My oh my, what if an independent provocateur such as Ferrara was given the reins to one comic book movie character study infused with his patented grimy, (extremely) violent nihilism? I know, I know, these movies are for kids! But as we just established above, they are, in fact, not for kids because then they would not last so long. And if Marvel’s whole marketing strategy is just to keep bum-rushing the marketplace with content, why not let ol’ Abel generate a little content too?

5 Potential Abel Ferrara Marvel Movies

The Hulk. Ferrara specializes in monstrous main characters, whether it’s Christopher Walken’s mob boss in “King of New York” or Harvey Keitel’s “Bad Lieutenant”, so it only seems logical that if he went Marvel he’d explore a guy who turns into a literal monster. You could cast old Ferrara cohort Willem Dafoe as Bruce Banner, though I suspect Banner’d spend, like, 85% of the movie as The Hulk, smashing things from California to the New York island, incapable of un-Hulking and posing hard questions about whether forgiveness can be proffered when the transgressor has rendered a trillion billion in infrastructure damage.

Spider-Man. Peter Parker is protector of New York City, the very city Ferrara has frequently seen through a prism of brutality, depravity and filth, and so Ferrara’s “Spider-Man” would see the webbed warrior through that very same prism, his Spider-Man’s costume a little less red and blue and a little more, shall we say, putrefied. That means this Peter Parker would need to be Gen X, like if instead of going emo a la “Spider-Man 3” he was more akin to John Bender before he met Claire Standish, the webs he shoots and swings around on meant to symbolize what a tangled web your conformity and rules weave, man.

Scarlet Witch. According to one of the three dozen character biographies I found via the Google, the Scarlet Witch née Wanda Maximoff, saddled with the power of sorcery, wandered central Europe in the company of her brother Pietro, living off the land, after they were separated from their parents, “circumstances…so traumatic that not until well into adulthood could they remember anything but the barest details of their childhood.” So let’s have Ferrara go back in and fill in all those missing details, like a warped version of Jesus’s lost years, discovering it is difficult to love your fellow man when your fellow man keeps screaming that you should hate yourself, filmed in a grainy vérité emphasizing the squalor that goes hand-in-hand with living off the grid, becoming a literal witch-hunt in which, pursued by angry mobs, her hex bolts do not politely knock people back PG-13 style but graphically incinerate motherfuckers and savagely torch entire towns.
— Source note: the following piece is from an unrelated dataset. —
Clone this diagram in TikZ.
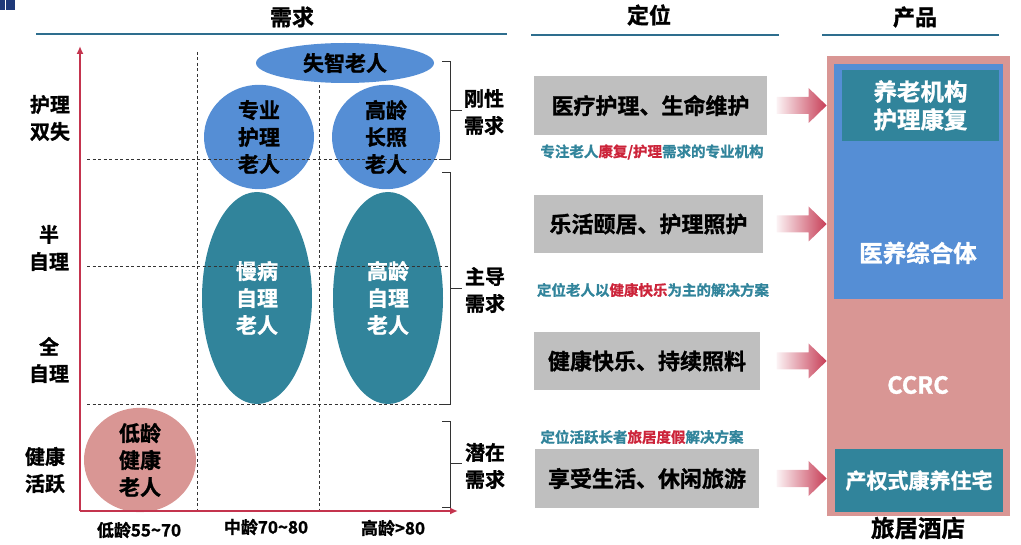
\documentclass[tikz,border=0pt]{standalone}
\usepackage{fontspec}
\setmainfont{Noto Sans CJK SC}[BoldFont={Noto Sans CJK SC Bold}, BoldFeatures={FakeBold=1.2}]
\usetikzlibrary{shapes.geometric,arrows.meta}

\definecolor{hdline}{RGB}{46,110,142}
\definecolor{ovblue}{RGB}{85,142,213}
\definecolor{ovteal}{RGB}{49,132,155}
\definecolor{ovpink}{RGB}{217,150,148}
\definecolor{boxgray}{RGB}{191,191,191}
\definecolor{axred}{RGB}{196,52,78}
\definecolor{capred}{RGB}{204,36,58}
\definecolor{logoblue}{RGB}{31,58,122}

\tikzset{every picture/.style={line width=0.75pt},
  hdtext/.style={font=\fontsize{22}{26}\selectfont\bfseries, inner sep=0pt},
  hdrule/.style={draw=hdline, line width=2.5pt},
  lvltext/.style={font=\fontsize{20}{27}\selectfont\bfseries, align=center, inner sep=0pt},
  agetext/.style={font=\fontsize{17}{20}\selectfont\bfseries, inner sep=0pt},
  gridline/.style={draw=black!80, line width=0.6pt, dash pattern=on 3pt off 2.5pt},
  brace/.style={draw=black!80, line width=0.8pt},
  oval/.style={ellipse, inner sep=0pt, align=center, font=\fontsize{21}{27}\selectfont\bfseries},
  posbox/.style={fill=boxgray, inner sep=0pt, font=\fontsize{22}{26}\selectfont\bfseries},
  postip/.style={inner sep=0pt, font=\fontsize{14.5}{18}\selectfont\bfseries, text=ovteal},
  arrowblk/.style={left color=axred!6, right color=axred!95},
  prodtext/.style={text=white, align=center, inner sep=0pt, font=\fontsize{23.5}{28}\selectfont\bfseries}
}

\begin{document}
\begin{tikzpicture}[x=1pt,y=-1pt]
\useasboundingbox (0,0) rectangle (1021,545);

% logo corner
\fill[logoblue] (0,0) rectangle (5,10);
\fill[logoblue] (6,0) rectangle (15,10);

% Headers
\node[hdtext] (hdneed) at (292,17) {需求};
\node[hdtext] (hdpos) at (649,15) {定位};
\node[hdtext] (hdprod) at (915,17) {产品};
\draw[hdrule] (36,34) -- (507,34);
\draw[hdrule] (531,35) -- (779,35);
\draw[hdrule] (822,35) -- (999,35);

% Vertical grid lines
\draw[gridline] (197,52) -- (197,511);
\draw[gridline] (319,52) -- (319,511);

% Ellipses
\node[oval, fill=ovblue, minimum width=178, minimum height=40] (dementia) at (345,63) {失智老人};
\node[oval, fill=ovblue, minimum width=110, minimum height=100] (pronurse) at (259,137) {专业\\护理\\老人};
\node[oval, fill=ovblue, minimum width=108, minimum height=104] (oldcare) at (386,137) {高龄\\长照\\老人};
\node[oval, fill=ovteal, text=white, minimum width=110, minimum height=212] (chronic) at (257,298) {慢病\\自理\\老人};
\node[oval, fill=ovteal, text=white, minimum width=110, minimum height=212] (oldself) at (388,298) {高龄\\自理\\老人};
\node[oval, fill=ovpink, minimum width=112, minimum height=100] (younghealth) at (140,460) {低龄\\健康\\老人};

% Horizontal grid lines
\draw[gridline] (87,159) -- (450,159);
\draw[gridline] (87,266) -- (450,266);
\draw[gridline] (87,404) -- (450,404);

% Axes
\coordinate (origin) at (80,511);
\coordinate (ytop) at (80,46);
\coordinate (xend) at (458,511);
\draw[axred, line width=2pt, -{Latex[length=8pt,width=7pt]}] (origin) -- (ytop);
\draw[axred, line width=2pt, -{Latex[length=8pt,width=7pt]}] (origin) -- (xend);

% Axis labels
\node[lvltext] (lvdual) at (50,118) {护理\\双失};
\node[lvltext] (lvhalf) at (49,248) {半\\自理};
\node[lvltext] (lvfull) at (49,360) {全\\自理};
\node[lvltext] (lvactive) at (45,470) {健康\\活跃};
\node[agetext] (agelow) at (139,530) {低龄55\char`\~70};
\node[agetext] (agemid) at (266,527) {中龄70\char`\~80};
\node[agetext] (agehigh) at (393,528) {高龄>80};

% Brackets
\draw[brace] (442,61) -- (450,61) -- (450,159) -- (442,159);
\draw[brace] (450,110) -- (462,110);
\draw[brace] (442,172) -- (450,172) -- (450,404) -- (442,404);
\draw[brace] (450,288) -- (462,288);
\draw[brace] (442,421) -- (450,421) -- (450,507) -- (442,507);
\draw[brace] (450,463) -- (462,463);
\node[lvltext] (rigid) at (484,112) {刚性\\需求};
\node[lvltext] (main) at (485,290) {主导\\需求};
\node[lvltext] (latent) at (485,466) {潜在\\需求};

% Positioning boxes
\node[posbox, minimum width=233, minimum height=59] (pos1) at (650.5,105.5) {医疗护理、生命维护};
\node[posbox, minimum width=229, minimum height=58] (pos2) at (648.5,224) {乐活颐居、护理照护};
\node[posbox, minimum width=226, minimum height=58] (pos3) at (647,361) {健康快乐、持续照料};
\node[posbox, minimum width=224, minimum height=59] (pos4) at (647,478.5) {享受生活、休闲旅游};
\node[postip] (tip1) at (652,152) {专注老人\textcolor{capred}{康复/护理}需求的专业机构};
\node[postip] (tip2) at (653,290) {定位老人以\textcolor{capred}{健康快乐}为主的解决方案};
\node[postip] (tip3) at (642,437) {定位活跃长者\textcolor{capred}{旅居度假}解决方案};

% Products
\node[fill=ovpink, minimum width=183, minimum height=460, inner sep=0pt] (prodout) at (918.5,286) {};
\fill[ovblue] (834,64) rectangle (1003,299);
\node[fill=ovteal, minimum width=157, minimum height=71, prodtext] (nursing) at (920.5,105.5) {养老机构\\护理康复};
\node[prodtext] (medcare) at (918,253) {医养综合体};
\node[prodtext] (ccrc) at (918,385) {CCRC};
\node[fill=ovteal, minimum width=168, minimum height=63, prodtext, font=\fontsize{21}{26}\selectfont\bfseries] (property) at (919,480.5) {产权式康养住宅};
\node[prodtext, text=black] (hotel) at (918,528) {旅居酒店};

% Arrows
\foreach \p in {pos1,pos2,pos3,pos4}
  \shade[arrowblk, shift={(prodout.west |- \p)}] (-50,-8.5) -- (-18,-8.5) -- (-18,-17.5) -- (0,0)
    -- (-18,17.5) -- (-18,8.5) -- (-50,8.5) -- cycle;

\end{tikzpicture}
\end{document}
Tony Stark. It has long been (that is, since “Iron Man 2”) my dream to see an “Iron Man” movie where Tony Stark is never, not once, seen in the Iron Man suit, just in his well-tailored suits and ironic t-shirts as pithy playboy Tony Stark, thorn in The Man’s side, less superhero and more Van Heflin in “Johnny Eager”, imbibing cocktails and cracking wise. Of course, where Ferrara is concerned that is not near dark enough. No, his Tony Stark would have to become a Bad Superhero, one who loses the Iron Man suit playing Baccarat in Vegas and to get it back is offered millions of dollars by a U.S. Senator to assassinate the President’s insidious crony that the U.S. Senator is afraid will be pardoned for infinite nefarious deeds on the President’s behalf. Tony Stark agrees to fulfill the assassination, but before he can, the President announces denounces his crony, explaining no pardon will be forthcoming, leading Tony Stark to a dark night of the soul about the Deep State.

Captain America. America has splintered into a contentious confederation of states and Captain America wallows in self-disgust, anguished that he did not go down with the ship. He wanders the continent wearing remnants of his superhero armor, seeing Americans for what they really were, supercilious and squabbling and scared. As such, he becomes a Ronin reimagined as Randy Quaid in “Major League II”, wearing a helmet with the A crossed out, so convinced America should return to a pre-Constitutional Convention agrarian society that he takes jobs from pro-New Confederates to seek out and destroy supporters of re-unification.